WHAT THE TASK REQUIRES:
Repeat the listing word for word. No pictures belong in the copy.

DATASET SECTION:
>> Begin
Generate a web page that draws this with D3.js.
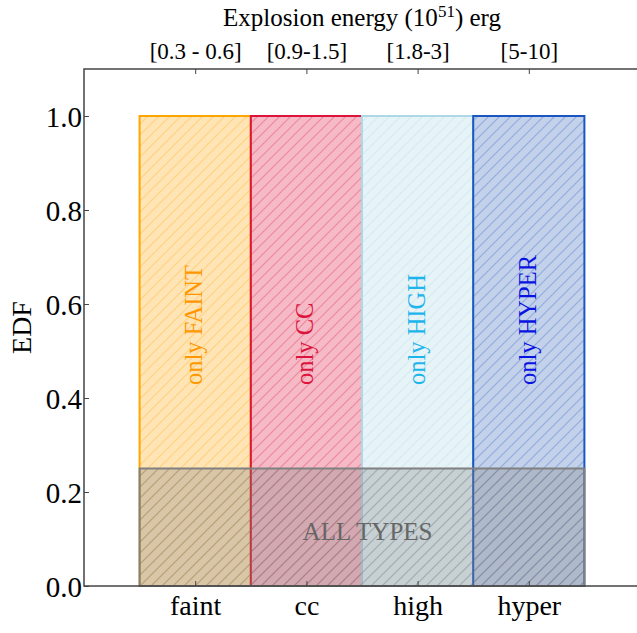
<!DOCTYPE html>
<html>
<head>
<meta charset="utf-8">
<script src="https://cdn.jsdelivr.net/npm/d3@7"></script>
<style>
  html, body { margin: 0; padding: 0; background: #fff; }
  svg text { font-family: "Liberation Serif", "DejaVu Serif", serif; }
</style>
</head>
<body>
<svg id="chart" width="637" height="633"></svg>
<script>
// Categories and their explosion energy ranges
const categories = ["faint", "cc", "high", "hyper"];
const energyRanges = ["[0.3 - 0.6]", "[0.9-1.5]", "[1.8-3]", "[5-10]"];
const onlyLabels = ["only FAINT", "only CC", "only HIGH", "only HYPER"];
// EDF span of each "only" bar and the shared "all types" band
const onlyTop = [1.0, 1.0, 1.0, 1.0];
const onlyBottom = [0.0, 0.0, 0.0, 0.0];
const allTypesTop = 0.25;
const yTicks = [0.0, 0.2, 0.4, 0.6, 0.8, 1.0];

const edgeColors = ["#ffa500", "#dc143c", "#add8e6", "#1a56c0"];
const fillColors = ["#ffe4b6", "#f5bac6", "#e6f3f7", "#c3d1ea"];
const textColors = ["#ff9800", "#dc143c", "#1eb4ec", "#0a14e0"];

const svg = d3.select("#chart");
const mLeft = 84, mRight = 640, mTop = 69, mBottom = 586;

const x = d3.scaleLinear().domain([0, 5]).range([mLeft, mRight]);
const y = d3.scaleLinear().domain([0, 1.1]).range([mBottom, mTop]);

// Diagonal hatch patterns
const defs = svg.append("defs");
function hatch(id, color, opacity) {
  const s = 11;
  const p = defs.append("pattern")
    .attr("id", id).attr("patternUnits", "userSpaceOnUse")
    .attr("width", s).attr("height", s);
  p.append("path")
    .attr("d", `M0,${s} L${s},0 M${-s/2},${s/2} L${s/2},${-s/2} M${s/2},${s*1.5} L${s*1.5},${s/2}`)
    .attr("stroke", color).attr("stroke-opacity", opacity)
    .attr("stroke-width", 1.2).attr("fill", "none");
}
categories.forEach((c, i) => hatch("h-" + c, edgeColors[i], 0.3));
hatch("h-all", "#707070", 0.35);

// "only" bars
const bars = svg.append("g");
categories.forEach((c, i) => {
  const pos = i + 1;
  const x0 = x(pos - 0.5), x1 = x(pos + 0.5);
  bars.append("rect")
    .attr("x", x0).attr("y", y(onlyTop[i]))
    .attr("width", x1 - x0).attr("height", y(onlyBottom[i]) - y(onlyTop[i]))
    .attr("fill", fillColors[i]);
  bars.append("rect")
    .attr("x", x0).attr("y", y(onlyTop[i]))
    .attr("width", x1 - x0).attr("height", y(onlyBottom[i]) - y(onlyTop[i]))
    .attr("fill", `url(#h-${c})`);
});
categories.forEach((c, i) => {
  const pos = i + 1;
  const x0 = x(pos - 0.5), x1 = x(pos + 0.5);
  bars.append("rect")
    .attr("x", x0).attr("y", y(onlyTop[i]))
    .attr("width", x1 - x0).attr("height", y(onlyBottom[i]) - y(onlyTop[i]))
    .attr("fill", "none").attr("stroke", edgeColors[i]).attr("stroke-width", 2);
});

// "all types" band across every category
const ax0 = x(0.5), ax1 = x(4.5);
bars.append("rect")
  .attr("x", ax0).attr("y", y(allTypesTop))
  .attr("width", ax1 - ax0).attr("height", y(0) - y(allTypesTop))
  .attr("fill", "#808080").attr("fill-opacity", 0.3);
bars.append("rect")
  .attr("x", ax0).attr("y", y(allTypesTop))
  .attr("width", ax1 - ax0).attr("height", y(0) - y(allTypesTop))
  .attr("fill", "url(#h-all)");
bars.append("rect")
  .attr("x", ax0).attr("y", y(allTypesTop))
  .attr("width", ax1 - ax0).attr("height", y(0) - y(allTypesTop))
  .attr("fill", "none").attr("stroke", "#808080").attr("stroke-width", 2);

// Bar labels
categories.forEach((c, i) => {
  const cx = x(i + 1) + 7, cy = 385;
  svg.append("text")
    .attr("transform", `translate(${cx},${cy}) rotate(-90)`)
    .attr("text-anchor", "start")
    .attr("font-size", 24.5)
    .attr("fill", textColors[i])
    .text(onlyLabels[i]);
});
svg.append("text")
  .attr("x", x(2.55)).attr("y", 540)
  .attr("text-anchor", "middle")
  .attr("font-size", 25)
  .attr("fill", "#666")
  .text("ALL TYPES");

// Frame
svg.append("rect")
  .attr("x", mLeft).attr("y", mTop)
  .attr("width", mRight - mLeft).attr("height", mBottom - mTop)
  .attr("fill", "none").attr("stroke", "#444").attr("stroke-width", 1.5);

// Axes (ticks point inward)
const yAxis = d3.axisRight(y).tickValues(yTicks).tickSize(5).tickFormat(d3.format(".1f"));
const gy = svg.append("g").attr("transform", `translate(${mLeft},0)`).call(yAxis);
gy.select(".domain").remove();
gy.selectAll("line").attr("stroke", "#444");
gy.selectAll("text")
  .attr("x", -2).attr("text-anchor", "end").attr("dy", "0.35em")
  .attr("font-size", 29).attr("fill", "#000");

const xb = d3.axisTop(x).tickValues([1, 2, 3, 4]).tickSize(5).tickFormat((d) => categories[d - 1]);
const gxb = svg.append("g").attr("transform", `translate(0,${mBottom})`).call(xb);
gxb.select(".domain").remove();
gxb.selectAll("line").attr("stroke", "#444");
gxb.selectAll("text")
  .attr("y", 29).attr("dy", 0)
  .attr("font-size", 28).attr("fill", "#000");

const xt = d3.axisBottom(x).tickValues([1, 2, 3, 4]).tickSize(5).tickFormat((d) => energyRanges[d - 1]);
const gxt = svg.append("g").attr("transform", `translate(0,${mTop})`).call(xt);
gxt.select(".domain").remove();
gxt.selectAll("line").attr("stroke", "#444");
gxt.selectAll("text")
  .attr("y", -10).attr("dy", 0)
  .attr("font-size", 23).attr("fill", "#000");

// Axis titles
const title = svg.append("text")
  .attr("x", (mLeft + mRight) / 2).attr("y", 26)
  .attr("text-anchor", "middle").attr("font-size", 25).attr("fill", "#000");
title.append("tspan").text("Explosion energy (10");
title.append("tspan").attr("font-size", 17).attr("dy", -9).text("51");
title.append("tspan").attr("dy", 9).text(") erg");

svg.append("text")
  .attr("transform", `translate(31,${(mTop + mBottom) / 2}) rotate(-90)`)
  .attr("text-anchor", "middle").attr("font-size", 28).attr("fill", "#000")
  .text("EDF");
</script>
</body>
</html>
>> End
REPLY TO THE TASK:
Generate a web page that draws this with D3.js.
<!DOCTYPE html>
<html>
<head>
<meta charset="utf-8">
<script src="https://cdn.jsdelivr.net/npm/d3@7"></script>
<style>
  html, body { margin: 0; padding: 0; background: #fff; }
  svg text { font-family: "Liberation Serif", "DejaVu Serif", serif; }
</style>
</head>
<body>
<svg id="chart" width="637" height="633"></svg>
<script>
// Categories and their explosion energy ranges
const categories = ["faint", "cc", "high", "hyper"];
const energyRanges = ["[0.3 - 0.6]", "[0.9-1.5]", "[1.8-3]", "[5-10]"];
const onlyLabels = ["only FAINT", "only CC", "only HIGH", "only HYPER"];
// EDF span of each "only" bar and the shared "all types" band
const onlyTop = [1.0, 1.0, 1.0, 1.0];
const onlyBottom = [0.0, 0.0, 0.0, 0.0];
const allTypesTop = 0.25;
const yTicks = [0.0, 0.2, 0.4, 0.6, 0.8, 1.0];

const edgeColors = ["#ffa500", "#dc143c", "#add8e6", "#1a56c0"];
const fillColors = ["#ffe4b6", "#f5bac6", "#e6f3f7", "#c3d1ea"];
const textColors = ["#ff9800", "#dc143c", "#1eb4ec", "#0a14e0"];

const svg = d3.select("#chart");
const mLeft = 84, mRight = 640, mTop = 69, mBottom = 586;

const x = d3.scaleLinear().domain([0, 5]).range([mLeft, mRight]);
const y = d3.scaleLinear().domain([0, 1.1]).range([mBottom, mTop]);

// Diagonal hatch patterns
const defs = svg.append("defs");
function hatch(id, color, opacity) {
  const s = 11;
  const p = defs.append("pattern")
    .attr("id", id).attr("patternUnits", "userSpaceOnUse")
    .attr("width", s).attr("height", s);
  p.append("path")
    .attr("d", `M0,${s} L${s},0 M${-s/2},${s/2} L${s/2},${-s/2} M${s/2},${s*1.5} L${s*1.5},${s/2}`)
    .attr("stroke", color).attr("stroke-opacity", opacity)
    .attr("stroke-width", 1.2).attr("fill", "none");
}
categories.forEach((c, i) => hatch("h-" + c, edgeColors[i], 0.3));
hatch("h-all", "#707070", 0.35);

// "only" bars
const bars = svg.append("g");
categories.forEach((c, i) => {
  const pos = i + 1;
  const x0 = x(pos - 0.5), x1 = x(pos + 0.5);
  bars.append("rect")
    .attr("x", x0).attr("y", y(onlyTop[i]))
    .attr("width", x1 - x0).attr("height", y(onlyBottom[i]) - y(onlyTop[i]))
    .attr("fill", fillColors[i]);
  bars.append("rect")
    .attr("x", x0).attr("y", y(onlyTop[i]))
    .attr("width", x1 - x0).attr("height", y(onlyBottom[i]) - y(onlyTop[i]))
    .attr("fill", `url(#h-${c})`);
});
categories.forEach((c, i) => {
  const pos = i + 1;
  const x0 = x(pos - 0.5), x1 = x(pos + 0.5);
  bars.append("rect")
    .attr("x", x0).attr("y", y(onlyTop[i]))
    .attr("width", x1 - x0).attr("height", y(onlyBottom[i]) - y(onlyTop[i]))
    .attr("fill", "none").attr("stroke", edgeColors[i]).attr("stroke-width", 2);
});

// "all types" band across every category
const ax0 = x(0.5), ax1 = x(4.5);
bars.append("rect")
  .attr("x", ax0).attr("y", y(allTypesTop))
  .attr("width", ax1 - ax0).attr("height", y(0) - y(allTypesTop))
  .attr("fill", "#808080").attr("fill-opacity", 0.3);
bars.append("rect")
  .attr("x", ax0).attr("y", y(allTypesTop))
  .attr("width", ax1 - ax0).attr("height", y(0) - y(allTypesTop))
  .attr("fill", "url(#h-all)");
bars.append("rect")
  .attr("x", ax0).attr("y", y(allTypesTop))
  .attr("width", ax1 - ax0).attr("height", y(0) - y(allTypesTop))
  .attr("fill", "none").attr("stroke", "#808080").attr("stroke-width", 2);

// Bar labels
categories.forEach((c, i) => {
  const cx = x(i + 1) + 7, cy = 385;
  svg.append("text")
    .attr("transform", `translate(${cx},${cy}) rotate(-90)`)
    .attr("text-anchor", "start")
    .attr("font-size", 24.5)
    .attr("fill", textColors[i])
    .text(onlyLabels[i]);
});
svg.append("text")
  .attr("x", x(2.55)).attr("y", 540)
  .attr("text-anchor", "middle")
  .attr("font-size", 25)
  .attr("fill", "#666")
  .text("ALL TYPES");

// Frame
svg.append("rect")
  .attr("x", mLeft).attr("y", mTop)
  .attr("width", mRight - mLeft).attr("height", mBottom - mTop)
  .attr("fill", "none").attr("stroke", "#444").attr("stroke-width", 1.5);

// Axes (ticks point inward)
const yAxis = d3.axisRight(y).tickValues(yTicks).tickSize(5).tickFormat(d3.format(".1f"));
const gy = svg.append("g").attr("transform", `translate(${mLeft},0)`).call(yAxis);
gy.select(".domain").remove();
gy.selectAll("line").attr("stroke", "#444");
gy.selectAll("text")
  .attr("x", -2).attr("text-anchor", "end").attr("dy", "0.35em")
  .attr("font-size", 29).attr("fill", "#000");

const xb = d3.axisTop(x).tickValues([1, 2, 3, 4]).tickSize(5).tickFormat((d) => categories[d - 1]);
const gxb = svg.append("g").attr("transform", `translate(0,${mBottom})`).call(xb);
gxb.select(".domain").remove();
gxb.selectAll("line").attr("stroke", "#444");
gxb.selectAll("text")
  .attr("y", 29).attr("dy", 0)
  .attr("font-size", 28).attr("fill", "#000");

const xt = d3.axisBottom(x).tickValues([1, 2, 3, 4]).tickSize(5).tickFormat((d) => energyRanges[d - 1]);
const gxt = svg.append("g").attr("transform", `translate(0,${mTop})`).call(xt);
gxt.select(".domain").remove();
gxt.selectAll("line").attr("stroke", "#444");
gxt.selectAll("text")
  .attr("y", -10).attr("dy", 0)
  .attr("font-size", 23).attr("fill", "#000");

// Axis titles
const title = svg.append("text")
  .attr("x", (mLeft + mRight) / 2).attr("y", 26)
  .attr("text-anchor", "middle").attr("font-size", 25).attr("fill", "#000");
title.append("tspan").text("Explosion energy (10");
title.append("tspan").attr("font-size", 17).attr("dy", -9).text("51");
title.append("tspan").attr("dy", 9).text(") erg");

svg.append("text")
  .attr("transform", `translate(31,${(mTop + mBottom) / 2}) rotate(-90)`)
  .attr("text-anchor", "middle").attr("font-size", 28).attr("fill", "#000")
  .text("EDF");
</script>
</body>
</html>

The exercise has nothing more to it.